Techniques have been developed to utilize green coppice, thus not only reducing wastage by using short sections of material, but reducing energy which would normally be required for the drying process.

17.8.2.4 Structurally Insulated Panels

The structurally insulated panel has been created to facilitate fast, on-site construction using precision manufactured products that have been constructed in a factory and provide both load bearing and thermal insulation properties. Various sheet materials are used to sandwich insulating materials such as expanded or extruded polystyrene, or any other insulating material, including straw bales to form a composite panel. The panel is manufactured to include appropriate vapor barriers and may also include service distribution ducts.

Panels can be manufactured to many size specifications; however, there are implications with respect to handling and transportation. A typical 2.4 × 2.4 m panel can provide a complete floor height and sufficient flexibility for the design of the floor plan.
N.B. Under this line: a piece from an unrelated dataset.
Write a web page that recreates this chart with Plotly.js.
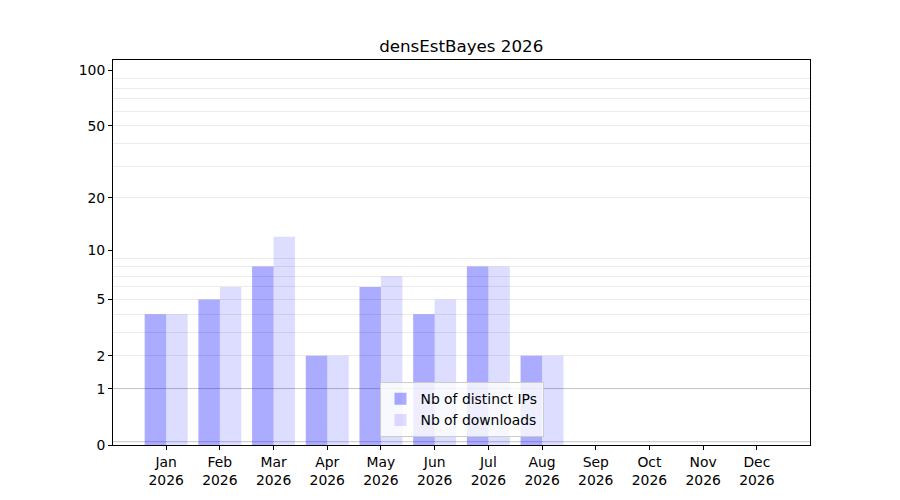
<!DOCTYPE html>
<html>
<head>
<meta charset="utf-8">
<script src="https://cdn.plot.ly/plotly-3.0.1.min.js"></script>
<style>html,body{margin:0;padding:0;background:#fff;}#chart{width:900px;height:500px;}</style>
</head>
<body>
<div id="chart"></div>
<script>
var months = ["Jan<br>2026","Feb<br>2026","Mar<br>2026","Apr<br>2026","May<br>2026","Jun<br>2026","Jul<br>2026","Aug<br>2026","Sep<br>2026","Oct<br>2026","Nov<br>2026","Dec<br>2026"];
var distinctIPs = [4, 5, 8, 2, 6, 4, 8, 2, 0, 0, 0, 0];
var downloads   = [4, 6, 12, 2, 7, 5, 8, 2, 0, 0, 0, 0];
var yTickLabels = [0, 1, 2, 5, 10, 20, 50, 100];
var minorGrid = [2,3,4,5,6,7,8,9,20,30,40,50,60,70,80,90];
var majorGrid = [1, 10, 100];

// symmetric-log style axis: value v is drawn at log10(1+v) (bars based at 1 on a log axis)
var idx = months.map(function(_, i){ return i; });
var traces = [
  {type:'bar', name:'Nb of distinct IPs', x: idx, y: distinctIPs, base: 1,
   marker:{color:'rgba(0,0,255,0.33)'}, hoverinfo:'skip'},
  {type:'bar', name:'Nb of downloads', x: idx, y: downloads, base: 1,
   marker:{color:'rgba(0,0,255,0.135)'}, hoverinfo:'skip'}
];
var shapes = majorGrid.map(function(v){
  return {type:'line', xref:'paper', x0:0, x1:1, yref:'y', y0:Math.log10(1+v), y1:Math.log10(1+v),
          line:{color:'#c4c4c4', width:1}, layer:'below'};
});
var layout = {
  width:900, height:500,
  margin:{l:113, r:90, t:60, b:55, pad:0},
  paper_bgcolor:'#fff', plot_bgcolor:'#fff',
  font:{family:'DejaVu Sans', size:13.9, color:'#000'},
  title:{text:'densEstBayes 2026', font:{family:'DejaVu Sans', size:16.7, color:'#000'}, x:0.5125, xanchor:'center', y:0.908, yanchor:'middle'},
  barmode:'group', bargap:0.2, bargroupgap:0,
  showlegend:true,
  legend:{x:0.5, xanchor:'center', y:0.02, yanchor:'bottom', bgcolor:'rgba(255,255,255,0.8)',
          bordercolor:'#cccccc', borderwidth:1, font:{family:'DejaVu Sans', size:13.9}, traceorder:'normal',
          tracegroupgap:0},
  xaxis:{tickmode:'array', tickvals: idx, ticktext: months, range:[-0.99, 11.99],
         showline:true, mirror:true, linecolor:'#000', linewidth:1, ticks:'outside', ticklen:4, tickcolor:'#000',
         showgrid:false, zeroline:false, fixedrange:true},
  yaxis:{type:'log', range:[0, 2.059], tickmode:'array',
         tickvals: yTickLabels.map(function(t){ return 1+t; }),
         ticktext: yTickLabels.map(String),
         showline:true, mirror:true, linecolor:'#000', linewidth:1, ticks:'outside', ticklen:4, tickcolor:'#000',
         showgrid:false, zeroline:false,
         minor:{tickmode:'array', tickvals: minorGrid.map(function(t){ return 1+t; }), showgrid:true, gridcolor:'#ebebeb', gridwidth:1, ticks:''}},
  shapes: shapes
};
Plotly.newPlot('chart', traces, layout, {staticPlot:true});
</script>
</body>
</html>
The reduced number of joints improves airtightness, another advantage in the construction of low energy buildings.

17.9 Conclusions

Construction materials are required to provide many different functions for the structure, envelope, services, and esthetic of any buildings. These materials are sourced throughout the world and their mining and harvesting, transportation, and manufacture will have varying impacts on the natural environment. Consideration of their sustainability relates to all of these impacts together with social and economic factors and the finite nature of the resource. Implementation of various calculation methodologies such as LCA can highlight the extent to which energy is consumed in providing certain goods. Further, the use of renewable materials and the approach we adopt in constructing buildings will play a vital role in mitigating future carbon emissions. Selection of sustainable construction materials must therefore be based on a clear understanding of the key issues, and reduce the negative impact on people and the natural environment while promoting social wellbeing and achieving economic viability.